------ Entries shown

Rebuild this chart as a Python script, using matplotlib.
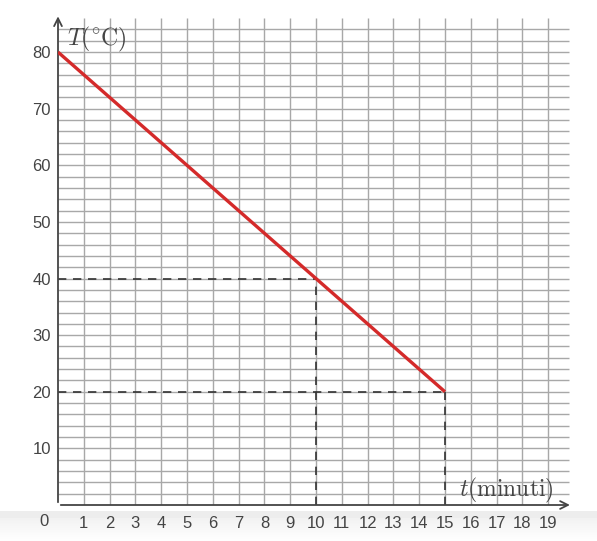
import matplotlib.pyplot as plt
import numpy as np

plt.rcParams['mathtext.fontset'] = 'cm'
plt.rcParams['font.family'] = ['Liberation Sans', 'DejaVu Sans']

# data
t_line = [0, 15]
T_line = [80, 20]
guide_t = [10, 15]
guide_T = [40, 20]
x_ticks = list(range(1, 20))
y_ticks = [10, 20, 30, 40, 50, 60, 70, 80]

fig = plt.figure(figsize=(5.97, 5.41), dpi=100)

# light grey band at bottom of the screenshot
grad = np.concatenate([np.linspace(0, 0.75, 40), np.full(12, 1.0)]).reshape(-1, 1)
bax = fig.add_axes([0, 0, 1, 30 / 541], zorder=-1)
bax.imshow(grad[::-1], aspect='auto', cmap='Greys', vmin=0, vmax=7, extent=[0, 1, 0, 1])
bax.axis('off')

ax = fig.add_axes([58 / 597, 36 / 541, 525 / 597, 492 / 541])
ax.patch.set_alpha(0)
ax.set_xlim(0, 20.35)
ax.set_ylim(0, 86.9)
for s in ax.spines.values():
    s.set_visible(False)

# grid paper
grid_c = '#a8a8a8'
ax.hlines(np.arange(2, 85, 2), 0, 19.8, color=grid_c, lw=1.0, zorder=1)
ax.vlines(np.arange(1, 20), 0, 86, color=grid_c, lw=1.0, zorder=1)

# axes with arrows
ax.annotate('', xy=(19.95, 0), xytext=(0, 0),
            arrowprops=dict(arrowstyle='->', color='#444444', lw=1.3, mutation_scale=14),
            annotation_clip=False, zorder=3)
ax.annotate('', xy=(0, 86.8), xytext=(0, 0),
            arrowprops=dict(arrowstyle='->', color='#444444', lw=1.3, mutation_scale=14),
            annotation_clip=False, zorder=3)

# dashed guides
for tt, TT in zip(guide_t, guide_T):
    ax.plot([0, tt], [TT, TT], color='#333333', lw=1.2, dashes=(5, 4), zorder=2)
    ax.plot([tt, tt], [0, TT], color='#333333', lw=1.2, dashes=(5, 4), zorder=2)

ax.plot(t_line, T_line, color='#d42a2a', lw=2.4, zorder=4, solid_capstyle='butt')

ax.set_xticks(x_ticks)
ax.set_xticklabels([str(v) for v in x_ticks])
ax.set_yticks(y_ticks)
ax.set_yticklabels([str(v) for v in y_ticks])
ax.tick_params(length=0, labelsize=12, colors='#444444')
ax.tick_params(axis='x', pad=8)
ax.tick_params(axis='y', pad=5)
ax.text(-0.35, -1.6, '0', ha='right', va='top', fontsize=12, color='#444444')

ax.text(0.35, 82.3, r'$T({}^{\circ}\mathrm{C})$', fontsize=17, color='#444444', va='center')
ax.text(15.55, 2.6, r'$t(\mathrm{minuti})$', fontsize=17, color='#444444', va='center')

fig.savefig('out.png', dpi=100)
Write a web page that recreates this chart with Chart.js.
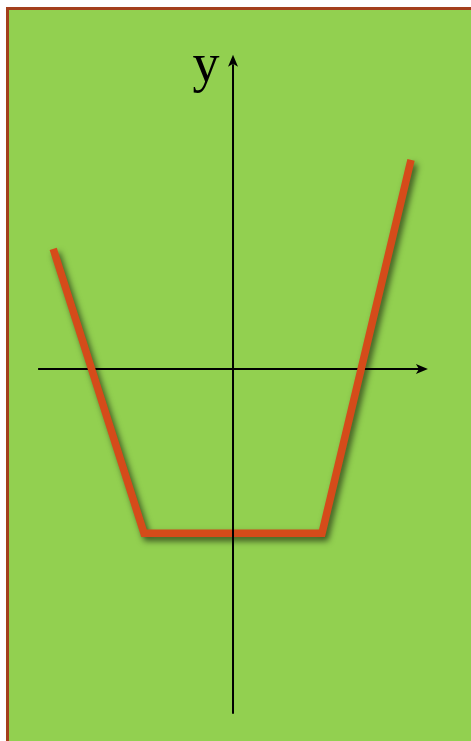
<!DOCTYPE html>
<html>
<head>
<meta charset="utf-8">
<script src="https://cdn.jsdelivr.net/npm/chart.js@4"></script>
<style>
  html, body { margin: 0; padding: 0; background: #fff; overflow: hidden; }
  .panel { position: absolute; left: 6px; top: 7px; width: 480px; height: 760px; background: #92d050; border-left: 3px solid #a33f1c; border-top: 3px solid #a33f1c; }
  .wrap { position: absolute; left: 0; top: 0; width: 471px; height: 741px; }
</style>
</head>
<body>
<div class="panel"></div>
<div class="wrap"><canvas id="chart" width="471" height="741"></canvas></div>
<script>
// piecewise line: x and y values
const xValues = [-4.04, -2, 2, 4];
const yValues = [2.7, -3.69, -3.69, 4.7];
const axisLabel = "y";

const points = xValues.map((x, i) => ({ x, y: yValues[i] }));

function arrow(ctx, x, y, dir) {
  // dir: "right" or "up"; notched arrow head ending at (x, y)
  ctx.save();
  ctx.translate(x, y);
  if (dir === "up") ctx.rotate(-Math.PI / 2);
  ctx.beginPath();
  ctx.moveTo(0, 0);
  ctx.lineTo(-12, -5);
  ctx.lineTo(-9, 0);
  ctx.lineTo(-12, 5);
  ctx.closePath();
  ctx.fillStyle = "#000";
  ctx.fill();
  ctx.restore();
}

const axesPlugin = {
  id: "axes",
  beforeDatasetsDraw(chart) {
    const { ctx, scales: { x, y } } = chart;
    const y0 = y.getPixelForValue(0);
    ctx.save();
    ctx.strokeStyle = "#000";
    ctx.lineWidth = 2;
    ctx.beginPath();
    ctx.moveTo(x.getPixelForValue(-4.38), y0);
    ctx.lineTo(x.getPixelForValue(4.2), y0);
    ctx.stroke();
    arrow(ctx, x.getPixelForValue(4.38), y0, "right");
    ctx.restore();
  },
  beforeDatasetDraw(chart) {
    const ctx = chart.ctx;
    ctx.save();
    ctx.shadowColor = "rgba(0,0,0,0.6)";
    ctx.shadowBlur = 6;
    ctx.shadowOffsetX = 3;
    ctx.shadowOffsetY = 4;
  },
  afterDatasetDraw(chart) {
    chart.ctx.restore();
  },
  afterDatasetsDraw(chart) {
    const { ctx, scales: { x, y } } = chart;
    const x0 = x.getPixelForValue(0);
    ctx.save();
    ctx.strokeStyle = "#000";
    ctx.lineWidth = 2;
    ctx.beginPath();
    ctx.moveTo(x0, y.getPixelForValue(-7.75));
    ctx.lineTo(x0, y.getPixelForValue(6.85));
    ctx.stroke();
    arrow(ctx, x0, y.getPixelForValue(7.06), "up");
    ctx.fillStyle = "#000";
    ctx.font = '54px "Liberation Serif", "Times New Roman", serif';
    ctx.textAlign = "center";
    ctx.textBaseline = "alphabetic";
    ctx.fillText(axisLabel, x0 - 27, y.getPixelForValue(6.48));
    ctx.restore();
  }
};

new Chart(document.getElementById("chart"), {
  type: "line",
  data: {
    datasets: [{
      data: points,
      borderColor: "#d54b1a",
      borderWidth: 7.5,
      borderCapStyle: "butt",
      borderJoinStyle: "miter",
      pointRadius: 0,
      tension: 0,
      fill: false
    }]
  },
  options: {
    responsive: false,
    animation: false,
    layout: { padding: 0 },
    plugins: { legend: { display: false }, tooltip: { enabled: false } },
    scales: {
      x: { type: "linear", display: false, min: -5.236, max: 5.348 },
      y: { type: "linear", display: false, min: -8.36, max: 8.292 }
    }
  },
  plugins: [axesPlugin]
});
</script>
</body>
</html>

------------

__Task description__. The records above are to be quoted exactly, with all pictures left out.

__Answer to the problem__.
Rebuild this chart as a Python script, using matplotlib.
import matplotlib.pyplot as plt
import numpy as np

plt.rcParams['mathtext.fontset'] = 'cm'
plt.rcParams['font.family'] = ['Liberation Sans', 'DejaVu Sans']

# data
t_line = [0, 15]
T_line = [80, 20]
guide_t = [10, 15]
guide_T = [40, 20]
x_ticks = list(range(1, 20))
y_ticks = [10, 20, 30, 40, 50, 60, 70, 80]

fig = plt.figure(figsize=(5.97, 5.41), dpi=100)

# light grey band at bottom of the screenshot
grad = np.concatenate([np.linspace(0, 0.75, 40), np.full(12, 1.0)]).reshape(-1, 1)
bax = fig.add_axes([0, 0, 1, 30 / 541], zorder=-1)
bax.imshow(grad[::-1], aspect='auto', cmap='Greys', vmin=0, vmax=7, extent=[0, 1, 0, 1])
bax.axis('off')

ax = fig.add_axes([58 / 597, 36 / 541, 525 / 597, 492 / 541])
ax.patch.set_alpha(0)
ax.set_xlim(0, 20.35)
ax.set_ylim(0, 86.9)
for s in ax.spines.values():
    s.set_visible(False)

# grid paper
grid_c = '#a8a8a8'
ax.hlines(np.arange(2, 85, 2), 0, 19.8, color=grid_c, lw=1.0, zorder=1)
ax.vlines(np.arange(1, 20), 0, 86, color=grid_c, lw=1.0, zorder=1)

# axes with arrows
ax.annotate('', xy=(19.95, 0), xytext=(0, 0),
            arrowprops=dict(arrowstyle='->', color='#444444', lw=1.3, mutation_scale=14),
            annotation_clip=False, zorder=3)
ax.annotate('', xy=(0, 86.8), xytext=(0, 0),
            arrowprops=dict(arrowstyle='->', color='#444444', lw=1.3, mutation_scale=14),
            annotation_clip=False, zorder=3)

# dashed guides
for tt, TT in zip(guide_t, guide_T):
    ax.plot([0, tt], [TT, TT], color='#333333', lw=1.2, dashes=(5, 4), zorder=2)
    ax.plot([tt, tt], [0, TT], color='#333333', lw=1.2, dashes=(5, 4), zorder=2)

ax.plot(t_line, T_line, color='#d42a2a', lw=2.4, zorder=4, solid_capstyle='butt')

ax.set_xticks(x_ticks)
ax.set_xticklabels([str(v) for v in x_ticks])
ax.set_yticks(y_ticks)
ax.set_yticklabels([str(v) for v in y_ticks])
ax.tick_params(length=0, labelsize=12, colors='#444444')
ax.tick_params(axis='x', pad=8)
ax.tick_params(axis='y', pad=5)
ax.text(-0.35, -1.6, '0', ha='right', va='top', fontsize=12, color='#444444')

ax.text(0.35, 82.3, r'$T({}^{\circ}\mathrm{C})$', fontsize=17, color='#444444', va='center')
ax.text(15.55, 2.6, r'$t(\mathrm{minuti})$', fontsize=17, color='#444444', va='center')

fig.savefig('out.png', dpi=100)
Write a web page that recreates this chart with Chart.js.
<!DOCTYPE html>
<html>
<head>
<meta charset="utf-8">
<script src="https://cdn.jsdelivr.net/npm/chart.js@4"></script>
<style>
  html, body { margin: 0; padding: 0; background: #fff; overflow: hidden; }
  .panel { position: absolute; left: 6px; top: 7px; width: 480px; height: 760px; background: #92d050; border-left: 3px solid #a33f1c; border-top: 3px solid #a33f1c; }
  .wrap { position: absolute; left: 0; top: 0; width: 471px; height: 741px; }
</style>
</head>
<body>
<div class="panel"></div>
<div class="wrap"><canvas id="chart" width="471" height="741"></canvas></div>
<script>
// piecewise line: x and y values
const xValues = [-4.04, -2, 2, 4];
const yValues = [2.7, -3.69, -3.69, 4.7];
const axisLabel = "y";

const points = xValues.map((x, i) => ({ x, y: yValues[i] }));

function arrow(ctx, x, y, dir) {
  // dir: "right" or "up"; notched arrow head ending at (x, y)
  ctx.save();
  ctx.translate(x, y);
  if (dir === "up") ctx.rotate(-Math.PI / 2);
  ctx.beginPath();
  ctx.moveTo(0, 0);
  ctx.lineTo(-12, -5);
  ctx.lineTo(-9, 0);
  ctx.lineTo(-12, 5);
  ctx.closePath();
  ctx.fillStyle = "#000";
  ctx.fill();
  ctx.restore();
}

const axesPlugin = {
  id: "axes",
  beforeDatasetsDraw(chart) {
    const { ctx, scales: { x, y } } = chart;
    const y0 = y.getPixelForValue(0);
    ctx.save();
    ctx.strokeStyle = "#000";
    ctx.lineWidth = 2;
    ctx.beginPath();
    ctx.moveTo(x.getPixelForValue(-4.38), y0);
    ctx.lineTo(x.getPixelForValue(4.2), y0);
    ctx.stroke();
    arrow(ctx, x.getPixelForValue(4.38), y0, "right");
    ctx.restore();
  },
  beforeDatasetDraw(chart) {
    const ctx = chart.ctx;
    ctx.save();
    ctx.shadowColor = "rgba(0,0,0,0.6)";
    ctx.shadowBlur = 6;
    ctx.shadowOffsetX = 3;
    ctx.shadowOffsetY = 4;
  },
  afterDatasetDraw(chart) {
    chart.ctx.restore();
  },
  afterDatasetsDraw(chart) {
    const { ctx, scales: { x, y } } = chart;
    const x0 = x.getPixelForValue(0);
    ctx.save();
    ctx.strokeStyle = "#000";
    ctx.lineWidth = 2;
    ctx.beginPath();
    ctx.moveTo(x0, y.getPixelForValue(-7.75));
    ctx.lineTo(x0, y.getPixelForValue(6.85));
    ctx.stroke();
    arrow(ctx, x0, y.getPixelForValue(7.06), "up");
    ctx.fillStyle = "#000";
    ctx.font = '54px "Liberation Serif", "Times New Roman", serif';
    ctx.textAlign = "center";
    ctx.textBaseline = "alphabetic";
    ctx.fillText(axisLabel, x0 - 27, y.getPixelForValue(6.48));
    ctx.restore();
  }
};

new Chart(document.getElementById("chart"), {
  type: "line",
  data: {
    datasets: [{
      data: points,
      borderColor: "#d54b1a",
      borderWidth: 7.5,
      borderCapStyle: "butt",
      borderJoinStyle: "miter",
      pointRadius: 0,
      tension: 0,
      fill: false
    }]
  },
  options: {
    responsive: false,
    animation: false,
    layout: { padding: 0 },
    plugins: { legend: { display: false }, tooltip: { enabled: false } },
    scales: {
      x: { type: "linear", display: false, min: -5.236, max: 5.348 },
      y: { type: "linear", display: false, min: -8.36, max: 8.292 }
    }
  },
  plugins: [axesPlugin]
});
</script>
</body>
</html>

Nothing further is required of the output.